Ed Miliband rose to respond for Labour, saying firstly that "it should have been the prime minister coming to this House. Because the vexations concern the prime minister's office, his policy unit and his judgement."

"I think we all know why," he told his rapturous, often union-funded backbenchers. "He has got something to hide.

"It is completely inadequate given the scale of these allegations for the investigation not how it happened to be conducted by the Conservative party.

"It is a whitewash and everyone knows it."

At this point the Tories were quite subdued, with very little barracking of the Labour leader, which was quite surprising because for once, all the MPs really are in this together. It just happens to be the Tories who are getting the heat for it this week.

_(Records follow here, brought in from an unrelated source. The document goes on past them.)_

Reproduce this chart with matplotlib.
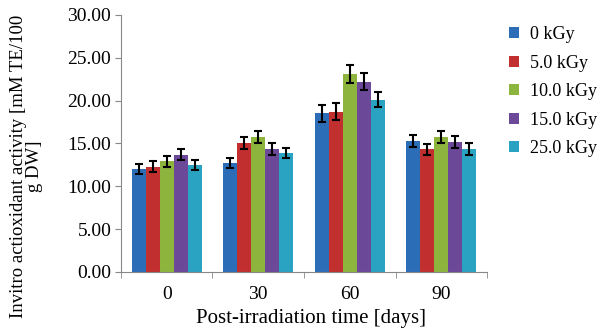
import numpy as np
import matplotlib.pyplot as plt

days = ['0', '30', '60', '90']
doses = ['0 kGy', '5.0 kGy', '10.0 kGy', '15.0 kGy', '25.0 kGy']
colors = ['#2C6DB8', '#C1302F', '#8DB43C', '#6C4898', '#2AA2C2']

# values per dose, one per day
v0 = [12.0, 12.7, 18.5, 15.3]
v5 = [12.3, 15.1, 18.7, 14.3]
v10 = [12.9, 15.7, 23.1, 15.8]
v15 = [13.7, 14.3, 22.2, 15.2]
v25 = [12.5, 13.9, 20.1, 14.4]
e0 = [0.6, 0.6, 1.0, 0.7]
e5 = [0.6, 0.7, 1.0, 0.6]
e10 = [0.6, 0.7, 1.1, 0.7]
e15 = [0.6, 0.7, 1.0, 0.7]
e25 = [0.6, 0.6, 0.9, 0.7]

vals = [v0, v5, v10, v15, v25]
errs = [e0, e5, e10, e15, e25]

plt.rcParams['font.family'] = 'Liberation Serif'
fig = plt.figure(figsize=(6.08, 3.32), dpi=100)
ax = fig.add_axes([0.199, 0.181, 0.602, 0.774])

x = np.arange(len(days))
w = 0.153
for i in range(5):
    ax.bar(x + (i - 2) * w, vals[i], w, color=colors[i], label=doses[i],
           yerr=errs[i], capsize=3, error_kw=dict(elinewidth=1.5, capthick=1.5, ecolor='black'))

ax.set_ylim(0, 30)
ax.set_xlim(-0.5, 3.5)
ax.set_yticks(np.arange(0, 31, 5))
ax.set_yticklabels(['%.2f' % t for t in np.arange(0, 31, 5)], fontsize=14)
ax.set_xticks(x)
ax.set_xticklabels(days, fontsize=14)
ax.set_xticks(np.arange(-0.5, 4, 1), minor=True)
ax.tick_params(axis='x', which='major', length=0, pad=10)
ax.tick_params(axis='x', which='minor', length=4, color='#888888')
ax.tick_params(axis='y', length=4, color='#888888', pad=3)
for s in ['top', 'right']:
    ax.spines[s].set_visible(False)
for s in ['left', 'bottom']:
    ax.spines[s].set_color('#888888')

ax.set_xlabel('Post-irradiation time [days]', fontsize=15, va='center')
ax.xaxis.set_label_coords(0.52, -0.18)
# y label as plain rotated text so both lines stay centred
fig.text(0.044, 0.5, 'Invitro actioxidant activity [mM TE/100\ng DW]', fontsize=13.5,
         rotation=90, ha='center', va='center', multialignment='center',
         linespacing=0.95)

leg = ax.legend(loc='upper left', bbox_to_anchor=(1.015, 1.02), frameon=False,
                fontsize=13, handlelength=0.55, handleheight=0.55,
                labelspacing=0.64, handletextpad=0.6)

fig.savefig('out.png', dpi=100)
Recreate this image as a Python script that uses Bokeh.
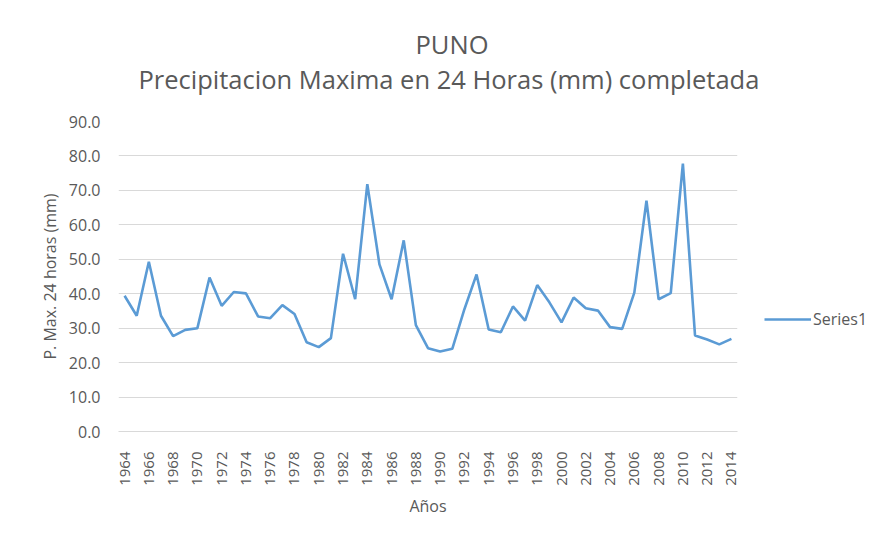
from bokeh.plotting import figure
from bokeh.layouts import row
from bokeh.models import (Range1d, FixedTicker, PrintfTickFormatter, Title, Legend, LegendItem, ColumnDataSource)
from bokeh.embed import file_html
from bokeh.resources import INLINE
import math

years = list(range(1964, 2015))
precip = [39.4, 33.6, 49.3, 33.6, 27.7, 29.5, 30.0, 44.7, 36.5, 40.5,
          40.1, 33.4, 32.9, 36.7, 34.1, 25.9, 24.5, 27.1, 51.6, 38.4,
          71.8, 48.5, 38.4, 55.5, 30.9, 24.2, 23.2, 24.0, 35.5, 45.6,
          29.6, 28.8, 36.3, 32.2, 42.5, 37.5, 31.7, 38.9, 35.8, 35.1,
          30.3, 29.8, 40.3, 67.0, 38.4, 40.2, 77.8, 27.9, 26.7, 25.3,
          26.9]
year_ticks = years[::2]
y_ticks = [0, 10, 20, 30, 40, 50, 60, 70, 80, 90]
series_name = "Series1"
title_main = "PUNO"
title_sub = "Precipitacion Maxima en 24 Horas (mm) completada"
x_label = "Años"
y_label = "P. Max. 24 horas (mm)"

FONT = "Open Sans"
GRAY = "#595959"
BLUE = "#5B9BD5"

src = ColumnDataSource(dict(year=years, p=precip))

p = figure(width=764, height=519, output_backend="svg", toolbar_location=None,
           x_range=Range1d(1963.5, 2014.5), y_range=Range1d(0, 90),
           min_border_left=118, min_border_right=27, min_border_top=121,
           min_border_bottom=85, background_fill_color="white",
           border_fill_color="white", outline_line_color=None)
p.title.visible = False

sub = Title(text=title_sub, align="left", text_font=FONT, text_font_size="25.5px",
            text_font_style="normal", text_color=GRAY, standoff=51, offset=20)
p.add_layout(sub, "above")
main = Title(text=title_main, align="left", text_font=FONT, text_font_size="25.5px",
             text_font_style="normal", text_color=GRAY, standoff=-53, offset=297)
p.add_layout(main, "above")

r = p.line("year", "p", source=src, line_color=BLUE, line_width=2.6)

p.xgrid.grid_line_color = None
p.ygrid.grid_line_color = "#D9D9D9"
p.ygrid.grid_line_width = 1

p.xaxis.ticker = FixedTicker(ticks=year_ticks)
p.xaxis.major_label_orientation = math.pi / 2
p.xaxis.major_label_text_font = FONT
p.xaxis.major_label_text_font_size = "15px"
p.xaxis.major_label_text_color = GRAY
p.xaxis.major_label_standoff = 14
p.xaxis.axis_line_color = "#D9D9D9"
p.xaxis.major_tick_line_color = None
p.xaxis.minor_tick_line_color = None
p.xaxis.axis_label = x_label
p.xaxis.axis_label_text_font = FONT
p.xaxis.axis_label_text_font_size = "16px"
p.xaxis.axis_label_text_font_style = "normal"
p.xaxis.axis_label_text_color = GRAY
p.xaxis.axis_label_standoff = 6

p.yaxis.ticker = FixedTicker(ticks=y_ticks)
p.yaxis.formatter = PrintfTickFormatter(format="%.1f")
p.yaxis.major_label_text_font = FONT
p.yaxis.major_label_text_font_size = "16px"
p.yaxis.major_label_text_color = GRAY
p.yaxis.major_label_standoff = 12
p.yaxis.axis_line_color = None
p.yaxis.major_tick_line_color = None
p.yaxis.minor_tick_line_color = None
p.yaxis.axis_label = y_label
p.yaxis.axis_label_text_font = FONT
p.yaxis.axis_label_text_font_size = "16px"
p.yaxis.axis_label_text_font_style = "normal"
p.yaxis.axis_label_text_color = GRAY
p.yaxis.axis_label_standoff = 5

# legend panel to the right of the chart
lf = figure(width=113, height=519, output_backend="svg", toolbar_location=None,
            x_range=Range1d(0, 1), y_range=Range1d(0, 1),
            x_axis_location=None, y_axis_location=None,
            min_border_left=0, min_border_right=0, min_border_top=0, min_border_bottom=0,
            background_fill_color="white", border_fill_color="white", outline_line_color=None)
lf.grid.visible = False
lr = lf.line("year", "p", source=src, line_color=BLUE, line_width=2.6)

legend = Legend(items=[LegendItem(label=series_name, renderers=[lr])],
                location=(0, 101), background_fill_alpha=0, border_line_color=None,
                padding=0, margin=0, glyph_width=47, glyph_height=22, label_standoff=2,
                label_text_font=FONT, label_text_font_size="16px", label_text_color=GRAY)
lf.add_layout(legend)

layout = row(p, lf)
open("out.html", "w").write(file_html(layout, INLINE))
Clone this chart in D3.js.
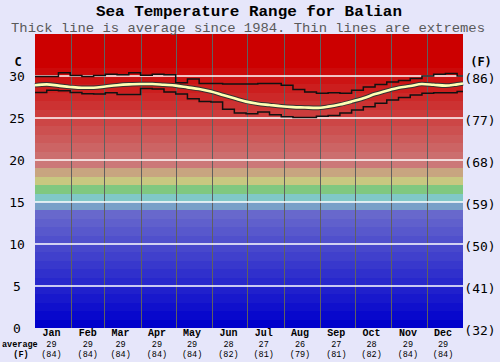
<!DOCTYPE html>
<html><head><meta charset="utf-8">
<script src="https://cdn.jsdelivr.net/npm/d3@7"></script>
<style>html,body{margin:0;padding:0;background:#e6e6fa;}svg{display:block;}</style>
</head><body>
<svg id="chart" width="500" height="362"></svg>
<script>
const title = "Sea Temperature Range for Balian";
const subtitle = "Thick line is average since 1984. Thin lines are extremes";
const months = ["Jan","Feb","Mar","Apr","May","Jun","Jul","Aug","Sep","Oct","Nov","Dec"];
const monthDays = [31,28,31,30,31,30,31,31,30,31,30,31];
const monthAvgC = [29,29,29,29,29,28,27,26,27,28,29,29];
const monthAvgF = [84,84,84,84,84,82,81,79,81,82,84,84];
const cTicks = [0,5,10,15,20,25,30];
const fTicks = [32,41,50,59,68,77,86];
const days = [0,10,20,30,40,50,60,70,80,90,100,110,120,130,140,150,160,170,180,190,200,210,220,230,240,250,260,270,280,290,300,310,320,330,340,350,360,365];
const avgTemp = [28.9,29.0,28.85,28.7,28.6,28.6,28.75,28.9,29.0,29.05,29.05,28.95,28.85,28.65,28.45,28.15,27.75,27.35,26.95,26.7,26.55,26.4,26.3,26.25,26.2,26.35,26.6,26.95,27.35,27.85,28.25,28.6,28.8,29.05,28.95,28.85,29.0,29.1];
const maxTemp = [29.95,29.95,30.4,30.05,29.95,30.05,30.2,30.15,30.4,30.1,30.2,30.15,29.2,29.65,29.1,29.1,29.05,29.05,29.05,29.1,29.1,28.9,28.4,28.1,27.95,28.0,27.95,28.3,28.7,29.0,29.3,29.45,29.7,30.0,30.2,30.3,30.0,30.0];
const minTemp = [28.05,28.3,28.25,28.05,27.9,27.85,28.0,27.8,27.8,28.5,28.45,28.1,27.85,27.3,26.95,26.9,26.05,25.6,25.5,25.7,25.4,25.15,25.05,25.05,25.2,25.3,25.6,25.95,26.35,26.75,27.15,27.45,27.75,27.95,28.0,28.0,28.15,28.15];

const svg = d3.select("#chart");
const x = d3.scaleLinear().domain([0,365]).range([35,463]);
const y = d3.scaleLinear().domain([0,35]).range([328,34]);
const mono = "'Liberation Mono','DejaVu Sans Mono',monospace";
const dmono = "'DejaVu Sans Mono',monospace";

function bandColor(t){
  if (t < 14) { const v = Math.round(t*8); return `rgb(${v},${v},204)`; }
  if (t < 15) return "rgb(120,160,200)";
  if (t < 16) return "rgb(128,200,200)";
  if (t < 17) return "rgb(128,200,128)";
  if (t < 18) return "rgb(200,200,128)";
  if (t < 19) return "rgb(200,165,128)";
  const g = Math.max(0, Math.round((31 - t)*10));
  return `rgb(204,${g},${g})`;
}
const bands = d3.range(0,35,1);
svg.append("g").selectAll("rect").data(bands).join("rect")
  .attr("x", x(0)).attr("width", x(365)-x(0))
  .attr("y", d => y(d+1)).attr("height", d => y(d)-y(d+1))
  .attr("fill", d => bandColor(d)).attr("shape-rendering","crispEdges");

// month boundary lines
const starts = [0]; monthDays.forEach((d,i)=>starts.push(starts[i]+d));
svg.append("g").selectAll("line").data(starts.slice(1,12)).join("line")
  .attr("x1", d=>Math.round(x(d))+0.5).attr("x2", d=>Math.round(x(d))+0.5)
  .attr("y1", y(35)).attr("y2", y(0))
  .attr("stroke","#606060").attr("stroke-width",1).attr("shape-rendering","crispEdges");

// horizontal grid
svg.append("g").selectAll("line").data(cTicks.slice(1)).join("line")
  .attr("x1", x(0)).attr("x2", x(365))
  .attr("y1", d=>y(d)).attr("y2", d=>y(d))
  .attr("stroke","#ffffff").attr("stroke-width",1.6);

// lines
const pts = arr => days.map((d,i)=>[d,arr[i]]);
const stepLine = d3.line().x(d=>x(d[0])).y(d=>y(d[1])).curve(d3.curveStepAfter);
const smoothLine = d3.line().x(d=>x(d[0])).y(d=>y(d[1])).curve(d3.curveMonotoneX);
svg.append("path").attr("d", stepLine(pts(maxTemp))).attr("fill","none").attr("stroke","#111").attr("stroke-width",1.5);
svg.append("path").attr("d", stepLine(pts(minTemp))).attr("fill","none").attr("stroke","#111").attr("stroke-width",1.5);
svg.append("path").attr("d", smoothLine(pts(avgTemp))).attr("fill","none").attr("stroke","#333").attr("stroke-width",4.6);
svg.append("path").attr("d", smoothLine(pts(avgTemp))).attr("fill","none").attr("stroke","#ffffb4").attr("stroke-width",2.6);

// titles
svg.append("text").attr("x",249).attr("y",16).attr("text-anchor","middle")
  .attr("textLength",306).attr("lengthAdjust","spacingAndGlyphs")
  .attr("font-family",mono).attr("font-weight","bold").attr("font-size",15.5).attr("fill","#000").text(title);
svg.append("text").attr("x",248).attr("y",32).attr("text-anchor","middle")
  .attr("textLength",474).attr("lengthAdjust","spacingAndGlyphs")
  .attr("font-family",mono).attr("font-size",13.4).attr("fill","#5a5a5a").text(subtitle);

// left axis
svg.append("g").selectAll("text").data(cTicks).join("text")
  .attr("x",17).attr("y",d=>y(d)).attr("dy","0.35em").attr("text-anchor","middle")
  .attr("font-family",dmono).attr("font-size",13).attr("fill","#000").text(d=>d);
svg.append("text").attr("x",18).attr("y",62).attr("dy","0.35em").attr("text-anchor","middle")
  .attr("font-family",dmono).attr("font-weight","bold").attr("font-size",12).text("C");
// right axis
svg.append("g").selectAll("text").data(fTicks).join("text")
  .attr("x",480).attr("y",(d,i)=>y(cTicks[i])+2).attr("dy","0.35em").attr("text-anchor","middle")
  .attr("font-family",dmono).attr("font-size",13).attr("fill","#000").text(d=>`(${d})`);
svg.append("text").attr("x",481).attr("y",62).attr("dy","0.35em").attr("text-anchor","middle")
  .attr("font-family",dmono).attr("font-weight","bold").attr("font-size",12).text("(F)");

// month labels
const mx = i => x(starts[i] + 14);
const mg = svg.append("g").attr("font-family",mono).attr("text-anchor","middle");
mg.selectAll("text.m").data(months).join("text").attr("class","m")
  .attr("x",(d,i)=>mx(i)).attr("y",336).attr("font-weight","bold").attr("font-size",10).text(d=>d);
mg.selectAll("text.c").data(monthAvgC).join("text").attr("class","c")
  .attr("x",(d,i)=>mx(i)).attr("y",346.5).attr("font-size",8.5).text(d=>d);
mg.selectAll("text.f").data(monthAvgF).join("text").attr("class","f")
  .attr("x",(d,i)=>mx(i)).attr("y",356.5).attr("font-size",8.5).text(d=>`(${d})`);
svg.append("text").attr("x",2).attr("y",346.5).attr("font-family",mono).attr("font-weight","bold").attr("font-size",8.5).text("average");
svg.append("text").attr("x",21).attr("y",356.5).attr("text-anchor","middle").attr("font-family",mono).attr("font-weight","bold").attr("font-size",8.5).text("(F)");
</script>
</body></html>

Ed Millbank suggested the "Champions League" had done alright out of last week's Budget and while a few Tories shook their heads, not many did.

The Lib Dems looked just as glum, partly because of their own funding problems, partly because they're sitting on the same side of the house as the greedy Tories.

Mind you, Conservatives cheered up when Maude rose to reel off all the scandals that happened under Blair and Brown. It took Maude quite a while to remind the House of all of them. He concluded that unions don't just decide Labour policy, they also elect the leader.

"Don't let him come here and lecture us on cash for policy," said Maude. "They're past masters at it."

The Speaker gave everyone a telling-off, including Maude who was apparently not discussing government policy and just attacking Labour.

Maude got back up to continue to attack Labour anyway, including Miliband's sickie on the same weekend as meeting the leader of the GMB union.

Maude asked if Labour would release the details of all Tony Blair's press meetings with owners? Would they reveal details of which union leaders Ed Miliband was meeting? "I think we know the answer to that, Len McCluskey, Len McCluskey, Len McCluskey."

Tory MP Tony Baldry rose to warn that the yah-boo politics and blustering were putting people off politics. Nobody listened to him and the whole house continued to play yah-boo politics for the best part of another hour. The public in the galleries looked down, unanimously bemused and unimpressed.